A ton of stuff happens in the sports world each week and there are only two of us here to try to scoop up as much as we can and shove into all into your eyeballs like an ocular smoothie of awesome. So of course we’re bound to miss a few things here or there. For instance, did you know former WWE diva and current George Clooney love interest Stacy Keibler went golfing on her vacation from standing still and looking hot? See, this is the kind of stuff we shouldn’t be missing out on.
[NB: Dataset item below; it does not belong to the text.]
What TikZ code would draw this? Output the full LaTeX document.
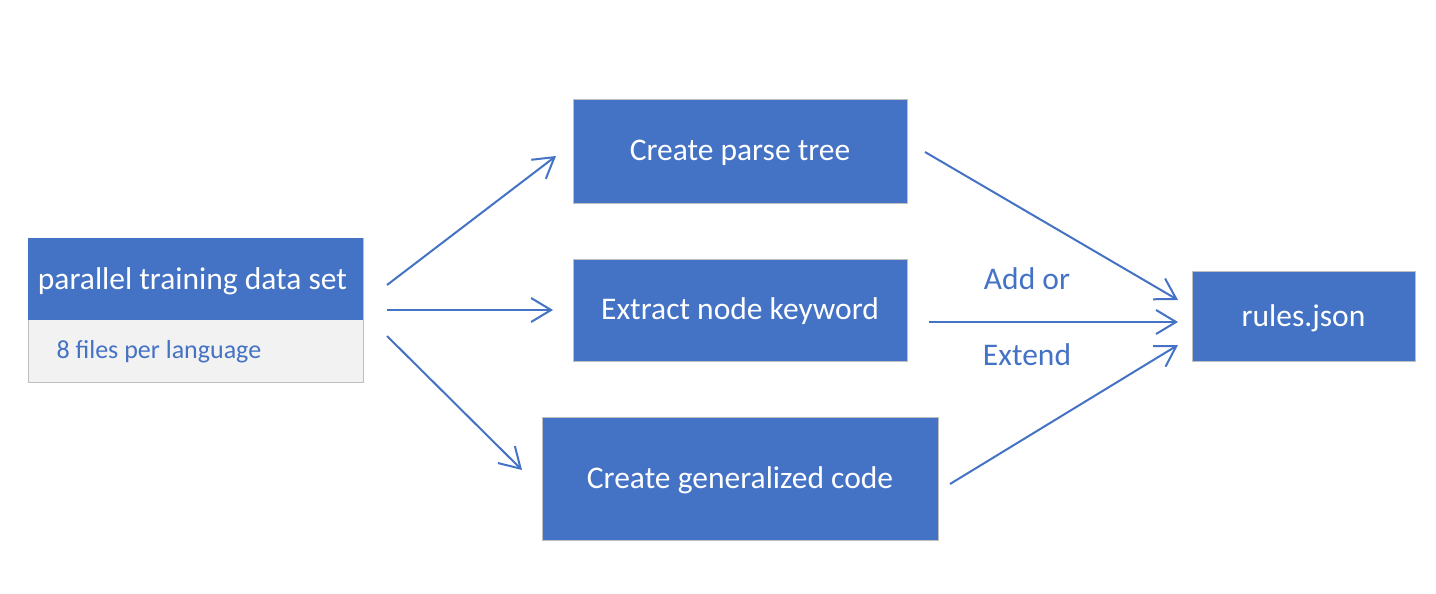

Thankfully, I keep a few hundred folders of random sports photos on my computer to cover up my incredible collection of adult anime stills, and I figured that we could clear a few of them out with this new weekly feature, the Wednesday Wild Card. Today we’ll pay a visit to New England Patriots quarterback Tom Brady and see what he did to prepare for his loss to the New York Giants, while David Beckham signs some autographs, Kim Kardashian and Matt Millen cry, and the World Series of Poker pays out again.
Please hold your applause until the end.
I, for one, am appalled that she wore jean shorts while golfing.
Tom Brady took a bike ride with his family before Sunday’s game against the New York Giants. It’s nice that his dog is as coddled as he is.
Does it ever suck to be David Beckham?
Surfer Garrett McNamara reportedly recently rode a record-breaking 90-foot wave near Portugal during the ZON North Canyon Project 2011, whatever that is. Question: after you ride a wave like that, do you have to go out and find the girls you will be sleeping with or are they automatically sent to you?
Kim Kardashian spent a few days in Minnesota trying to make it look like she was reconciling with her husband, Kris Humphries. But now her
mom PR team announced that the divorce is real and she’s devastated. The good news is that she started filming for Tyler Perry’s upcoming cash cow, The Marriage Counselor, and all of his fans are going to boycott the film because of her. This is all going great.
Linda Hogan, that old woman who took all of Hulk Hogan’s money in a divorce and then wrote a book that accused him of being gay, has broken up with her 20-something-year-old boyfriend, whose name I will never learn. So if you’re looking for a single woman with a boatload of cash and a Florida lifestyle, then look no further.
Chelsea goalie Petr Cech fractured his skull a few years back, causing him to have to wear a helmet while he plays. This past weekend he broke his nose against Blackburn so now he has to wear the above mask in addition to the helmet. In between games, he will be locked in the Tower of London.
If there’s one bright ray of comedic sunshine coming from this Penn State scandal, it’s Matt Millen crying on SportsCenter when talking about Jerry Sandusky, his former coach. I can never feel sympathy for Millen, nor can I ever take him seriously as a football analyst.
Also, he’s Jewish.
Also also, he’ll squat on your face.
Charlie Sheen is currently filming A Glimpse Inside the Mind of Charles Swann III, and I guess he gets to pretend that he’s a baseball player in it. I assume this means he called Brian Wilson over for another hooker party.
I was told these women are Brazilian. Step it up, Brazil. You’re slacking.
Aside from Kaninhop, the Wife Carrying Championship is probably my favorite event of the year and I completely missed it this year.
Germany’s Pius Heinz defeated the Czech Republic’s Martin Staszko to win the $8.7 million top prize at this year’s World Series of Poker. Heinz said that he was ready to quit poker to attend college before winning the main tournament. He may be German, but his story is truly American.